A plan they hope won't make parking, transit and other issues worse.

That’s far more density than this neighborhood was ever built for, infrastructured for or ever anticipated. We’re in serious infrastructure straights now and this would make it infinitely worse," Moty said.

McClelland added, “For all of the climate action issues the city says its devoted to, it actually jeopardizes all those efforts.”

In October of 2020, the city of San Diego made changes to its zoning policy in transit priority areas.

Changes that allow property owners to build extra units on their property if they agree to rent restrictions on at least one unit and the property is within a half-mile of an existing or planned transit line.

Petitioners in the Mid City neighborhoods argue locations along El Cajon Boulevard or University Avenue, just steps away from public transportation, are better ideas.

Case in point, a vacant lot near 52nd Street and University Avenue. A missed opportunity, some say, because it's permitted to become a self-storage center.

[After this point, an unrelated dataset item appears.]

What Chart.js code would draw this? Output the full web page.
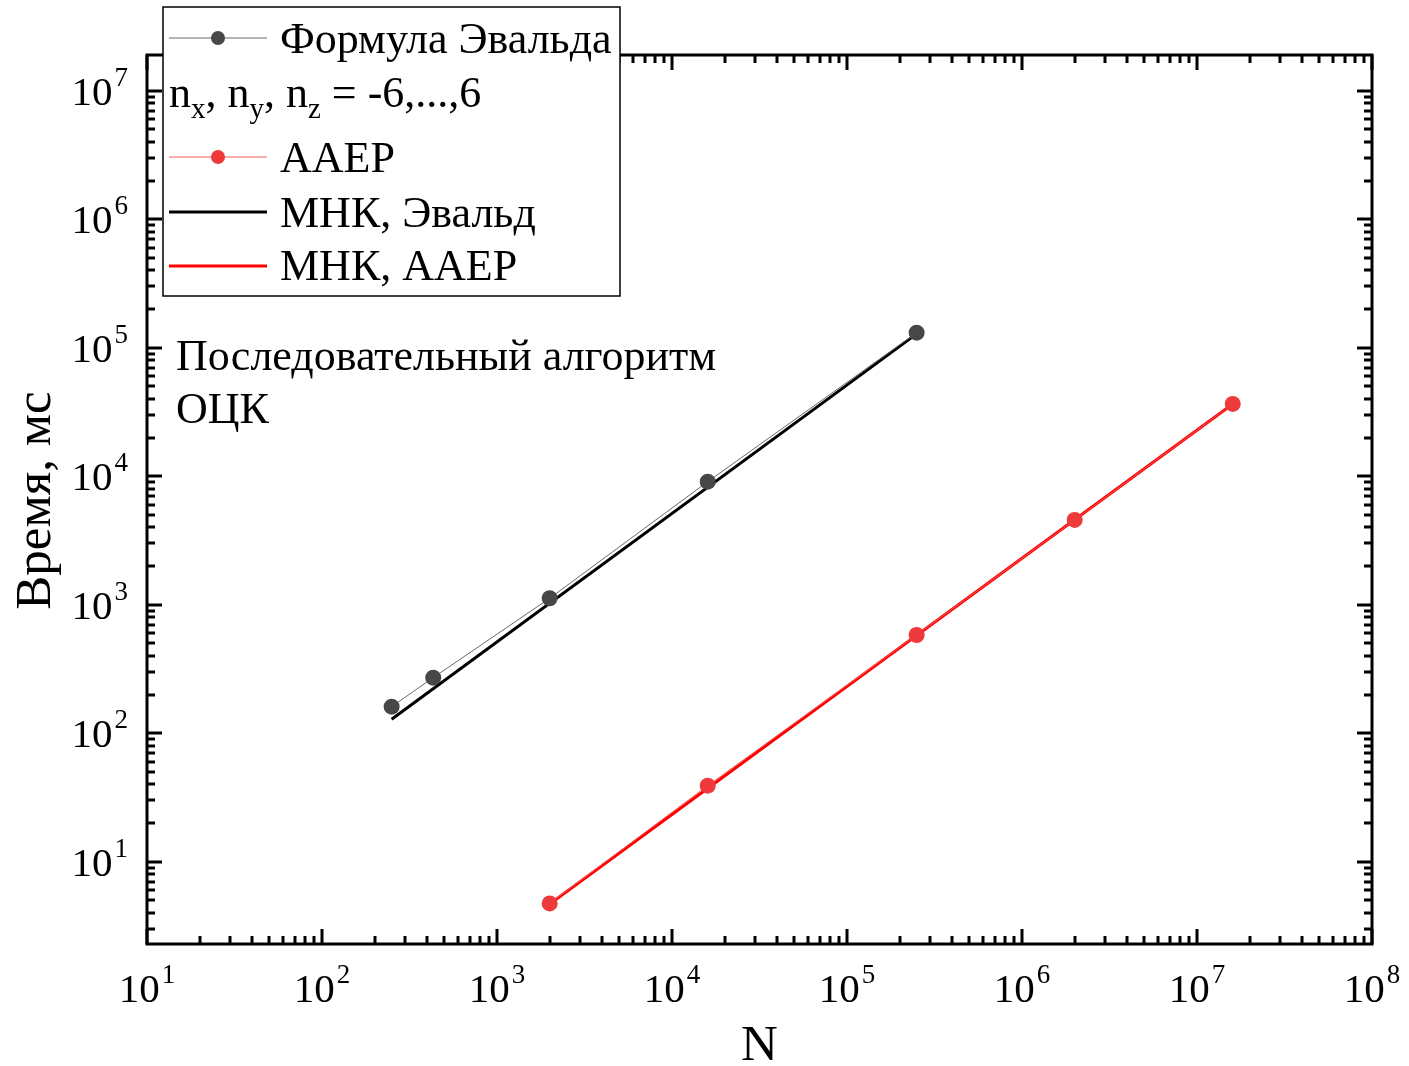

In a statement, the city said it's required to incentivize ADU's.

"Over the years, the state has enacted dozens of laws regarding Accessory Dwelling Units (ADUs) and Junior ADUs. The City is implementing state law, including the requirement to incentive affordable ADUs. ADUs and JADUs are an effective, successful source of naturally occurring affordable housing," the city said.

But Moty saud the policy allows that affordable housing to be gobbled up by developers.

“The most profitable sites for development, small starter homes, would most likely be their first purchase, so you've cut the bottom rung out of the market."

Mayor Todd Gloria, who has been a champion for affordable housing, said there needs to be a willingness to think outside of the box in every neighborhood.

“Our housing crisis is not a problem that we entered into overnight, nor will it be solved overnight," Gloria said in a statement. "We can’t continue to approach the housing issue the way we have in the past. My administration is aggressively working on policies that will bring remedies to this crisis, which needs our innovative thinking and willingness to build homes in every neighborhood so the young people growing up in our city right now can stay in our city.”